The Brazilian bishop spoke about the fact that many Catholics in the Amazon region are defecting to other churches because “we don’t manage to arrive on time to where people are, because everything is centralized in the figure of the priest.”

“We’re looking for new paths, new strategies, because the reality is new, the challenges different from the ones we had 10 years ago,” he said. “We have to change things so that not everything depends on the priest; because if not, we’re not upholding our mission, that of proclaiming the Word of God.”

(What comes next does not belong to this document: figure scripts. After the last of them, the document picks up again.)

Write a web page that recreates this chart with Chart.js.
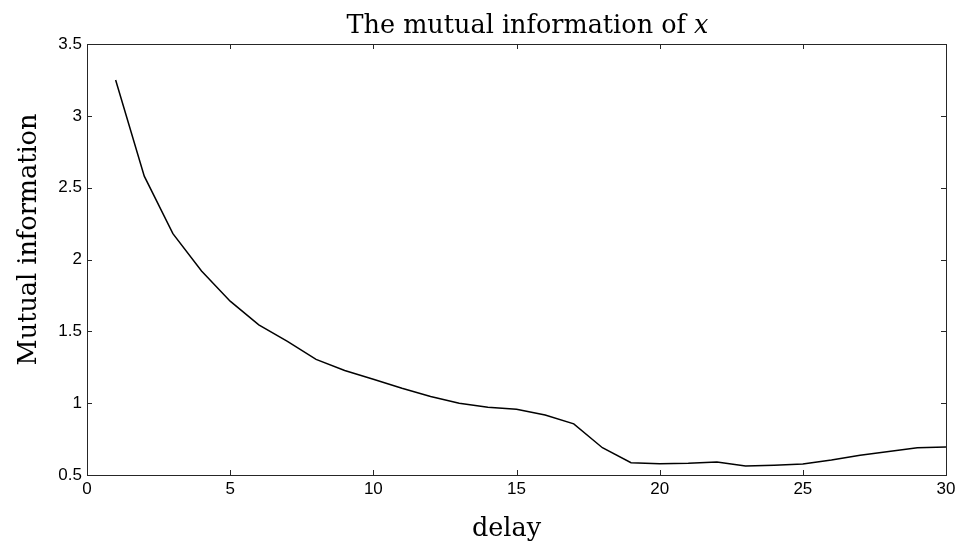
<!DOCTYPE html>
<html>
<head>
<meta charset="utf-8">
<script src="https://cdn.jsdelivr.net/npm/chart.js@4.4.1/dist/chart.umd.min.js"></script>
<style>
  html, body { margin: 0; padding: 0; background: #fff; }
  canvas { display: block; }
</style>
</head>
<body>
<canvas id="chart" width="960" height="548"></canvas>
<script>
'use strict';

// delay (lag) vs. average mutual information
const delays = [1, 2, 3, 4, 5, 6, 7, 8, 9, 10, 11, 12, 13, 14, 15,
                16, 17, 18, 19, 20, 21, 22, 23, 24, 25, 26, 27, 28, 29, 30];
const mutual_info = [3.25, 2.58, 2.18, 1.92, 1.71, 1.545, 1.43, 1.305, 1.227, 1.167,
                     1.104, 1.046, 1.0, 0.972, 0.958, 0.918, 0.856, 0.69, 0.586, 0.578,
                     0.582, 0.591, 0.563, 0.568, 0.577, 0.605, 0.638, 0.663, 0.69, 0.695];
const x_ticks = [0, 5, 10, 15, 20, 25, 30];
const y_ticks = [0.5, 1, 1.5, 2, 2.5, 3, 3.5];

const title_text = 'The mutual information of ';
const title_var = 'x';
const x_label = 'delay';
const y_label = 'Mutual information';

const axis_color = '#262626';
const serif = '"DejaVu Serif", "Liberation Serif", serif';
const sans = '"Liberation Sans", Arial, sans-serif';
const label_size = 25.5;

// box with inward ticks on all four sides, plus title and axis labels
const boxPlugin = {
    id: 'box',
    afterDraw: function(chart){
        const ctx = chart.ctx;
        const a = chart.chartArea;
        const xs = chart.scales.x, ys = chart.scales.y;
        const len = 5;
        ctx.save();
        ctx.strokeStyle = axis_color;
        ctx.lineWidth = 1;
        ctx.strokeRect(Math.round(a.left) + 0.5, Math.round(a.top) + 0.5,
                       Math.round(a.right - a.left), Math.round(a.bottom - a.top));
        ctx.beginPath();
        for( let v of x_ticks ){
            const px = Math.round(xs.getPixelForValue(v)) + 0.5;
            ctx.moveTo(px, a.bottom); ctx.lineTo(px, a.bottom - len);
            ctx.moveTo(px, a.top); ctx.lineTo(px, a.top + len);
        }
        for( let v of y_ticks ){
            const py = Math.round(ys.getPixelForValue(v)) + 0.5;
            ctx.moveTo(a.left, py); ctx.lineTo(a.left + len, py);
            ctx.moveTo(a.right, py); ctx.lineTo(a.right - len, py);
        }
        ctx.stroke();

        const cx = (a.left + a.right) / 2;
        const cy = (a.top + a.bottom) / 2;
        ctx.fillStyle = '#000';
        ctx.textBaseline = 'alphabetic';

        // title, with the variable in italics
        ctx.font = label_size + 'px ' + serif;
        const w1 = ctx.measureText(title_text).width;
        ctx.font = 'italic ' + label_size + 'px ' + serif;
        const w2 = ctx.measureText(title_var).width;
        const tx = cx + 11 - (w1 + w2) / 2;
        ctx.textAlign = 'left';
        ctx.font = label_size + 'px ' + serif;
        ctx.fillText(title_text, tx, 33);
        ctx.font = 'italic ' + label_size + 'px ' + serif;
        ctx.fillText(title_var, tx + w1, 33);

        // x axis label
        ctx.font = label_size + 'px ' + serif;
        ctx.textAlign = 'center';
        ctx.fillText(x_label, cx - 10, 536);

        // y axis label
        ctx.translate(36, cy - 20);
        ctx.rotate(-Math.PI / 2);
        ctx.fillText(y_label, 0, 0);
        ctx.restore();
    }
};

new Chart(document.getElementById('chart'), {
    type: 'line',
    data: {
        datasets: [{
            data: delays.map((d, i) => ({ x: d, y: mutual_info[i] })),
            borderColor: '#000',
            borderWidth: 1.5,
            pointRadius: 0,
            tension: 0,
            fill: false,
        }],
    },
    options: {
        responsive: false,
        animation: false,
        devicePixelRatio: 1,
        layout: { padding: { left: 0, right: 14, top: 44, bottom: 0 } },
        plugins: {
            legend: { display: false },
            tooltip: { enabled: false },
            title: { display: false },
        },
        scales: {
            x: {
                type: 'linear',
                min: 0, max: 30,
                afterFit: function(scale){ scale.height = 73; },
                afterBuildTicks: function(scale){ scale.ticks = x_ticks.map(v => ({ value: v })); },
                grid: { display: false, drawTicks: false },
                border: { display: false },
                ticks: { color: '#000', font: { family: sans, size: 17 }, padding: 4, maxRotation: 0,
                         callback: v => String(v) },
            },
            y: {
                type: 'linear',
                min: 0.5, max: 3.5,
                afterFit: function(scale){ scale.width = 87; },
                afterBuildTicks: function(scale){ scale.ticks = y_ticks.map(v => ({ value: v })); },
                grid: { display: false, drawTicks: false },
                border: { display: false },
                ticks: { color: '#000', font: { family: sans, size: 17 }, padding: 5,
                         callback: v => String(v) },
            },
        },
    },
    plugins: [boxPlugin],
});
</script>
</body>
</html>
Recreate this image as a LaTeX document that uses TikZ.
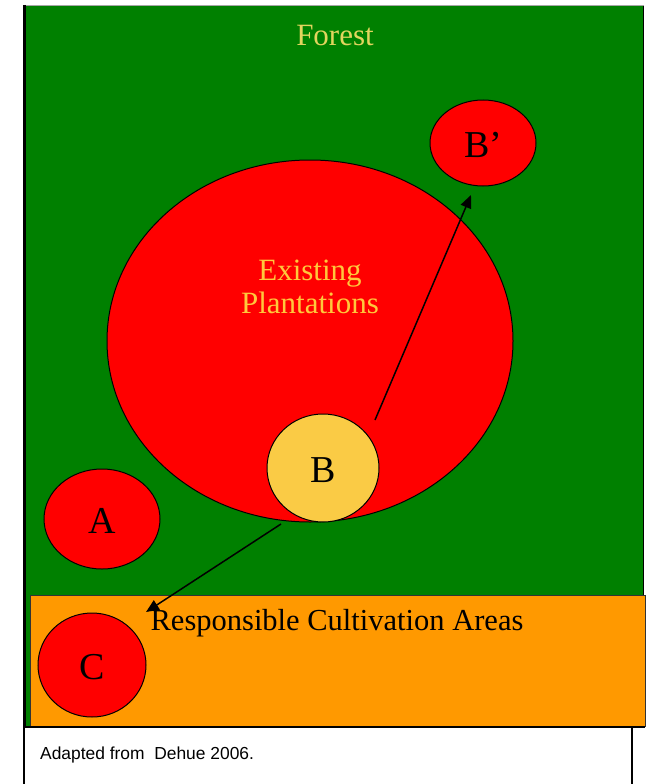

“A Catholic [in the Amazon], in order to hear the Word of God, has to go to an Evangelical church. We have to change, not to compete with others, but to fulfill our mission,” he said.

The bishop also noted that in recent years, Pentecostal groups are gaining a foothold and becoming “very aggressive” against the culture of the indigenous peoples, some even forbidding them from speaking their own languages, with pastors telling locals that it comes “from the devil.”

“We cannot sacralize every indigenous thing, not can we Satanize it,” he said.

Santin relayed the experience in his territory, where a formation course for ministers of the Word was started two years ago, and now 48 men proclaim the Gospel in their native language.

“The Church must find new ways to go forward because the reality is new,” the bishop repeated. “We must change our structure a bit and be less slow. We must carry out our mission with greater efficiency.”

Read more. 

There was also this tidbit:

Paolo Ruffini, the head of the Vatican’s Dicastery for Communications, issued yet another denial regarding the allegations made by Italian journalist Eugenio Scalfari, who in a recent column claimed that two years ago, during an encounter he had with Pope Francis, the pontiff denied the divinity of Christ.

“The Holy Father never said what Scalfari wrote,” Ruffini said. “Both the quoted remarks and the free reconstruction and interpretation by Dr. Scalfari of the conversations, which go back to more than two years ago, cannot be considered a faithful account of what was said by the pope.”